Starting point is 00:22:17 And I wonder whether, I mean, did anything happen to that bar in Bali? No. And that also is, yeah, a big part of the anger. When I was in the hospital, they asked if I wanted to get in touch with the police, but I had just spent 35 days in Bali and I had seen the corruption that was there and I was like, there's no way that anything's going to come of this and maybe something would have, but there are other people out there in Australia, for example, where they have lost a family member to methanol poisoning and they have used my case to help their cases and their
Starting point is 00:22:51 cases have been even more astonishing because someone's died from it. And the amount of justice they've been able to receive is so little and it's been so dangerous for them to fight back against methanol poisoning in Bali.
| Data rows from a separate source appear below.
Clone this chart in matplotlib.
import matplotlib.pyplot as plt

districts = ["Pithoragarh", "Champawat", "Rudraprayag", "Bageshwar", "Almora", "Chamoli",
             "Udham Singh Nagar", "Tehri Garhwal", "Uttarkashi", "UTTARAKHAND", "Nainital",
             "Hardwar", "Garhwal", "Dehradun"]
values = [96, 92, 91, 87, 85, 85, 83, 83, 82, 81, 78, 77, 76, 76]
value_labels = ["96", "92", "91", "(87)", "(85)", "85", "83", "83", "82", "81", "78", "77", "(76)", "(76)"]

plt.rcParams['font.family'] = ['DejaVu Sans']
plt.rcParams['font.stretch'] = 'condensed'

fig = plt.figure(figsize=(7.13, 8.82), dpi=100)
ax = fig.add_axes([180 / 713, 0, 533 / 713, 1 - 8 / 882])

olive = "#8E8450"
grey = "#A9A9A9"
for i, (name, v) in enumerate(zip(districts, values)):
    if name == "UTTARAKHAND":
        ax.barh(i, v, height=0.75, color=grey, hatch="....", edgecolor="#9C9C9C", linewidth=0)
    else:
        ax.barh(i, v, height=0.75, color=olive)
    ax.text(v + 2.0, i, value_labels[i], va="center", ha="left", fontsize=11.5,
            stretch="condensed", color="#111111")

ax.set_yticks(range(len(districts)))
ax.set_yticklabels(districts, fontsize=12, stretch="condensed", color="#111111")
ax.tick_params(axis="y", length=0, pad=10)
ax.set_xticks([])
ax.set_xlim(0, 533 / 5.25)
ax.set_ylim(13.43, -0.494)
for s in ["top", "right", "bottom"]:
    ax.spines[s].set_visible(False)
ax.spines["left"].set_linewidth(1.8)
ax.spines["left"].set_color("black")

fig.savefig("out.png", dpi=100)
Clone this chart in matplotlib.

A lot of these bars are owned by, you know, gangs and it's a dangerous thing for people to speak out about this. And, you know, after it happened to me, it was still happening to more people. And so I feel like this play and this podcast for me has been a little bit of my justice that I've been able to reclaim. So people are actually aware because I think so many people who hear about methanol poisoning, they do think like you were saying, oh, it's probably somebody being down in a bar.
Starting point is 00:23:43 It's probably someone drinking from some little hut on the beach, it was probably dodgy, they were just, they were taking a risk, obviously, but that's not the case. I was gonna ask you just finally how you look back on that time, but I'm actually more interested in how you are now. I look back on that time, I used to look back on that time with a lot of like, fondness and what my life could have been. But now, where I am, as cliché as it is, I've kind of gotten back to exactly where I wanted to be 13 years ago.
Starting point is 00:24:17 I just did it in a really strange detour of a way, you know? I always wanted to be an actor and a performer and I gave that up when I lost my eyesight because I didn't think it was something I could do and pursued other careers in university. And then I said, no, I'm actually going to give it a try. And I went back to school for theater and acting and I'm doing all the things that I wanted to do. And at 32 now, I am in a place where I can say I am happy and I'm doing the things that I've always wanted to do despite my eyesight. I'm really glad to hear that. This is a hell of a story and I'm really glad to talk to
Starting point is 00:24:53 you about it. Thank you very much. Thanks so much. Ashley King is the host of STATIC, a party girl's memoir. It's produced with Meg Wilcox, head of the Community Podcast Initiative at Mount Royal University in Calgary.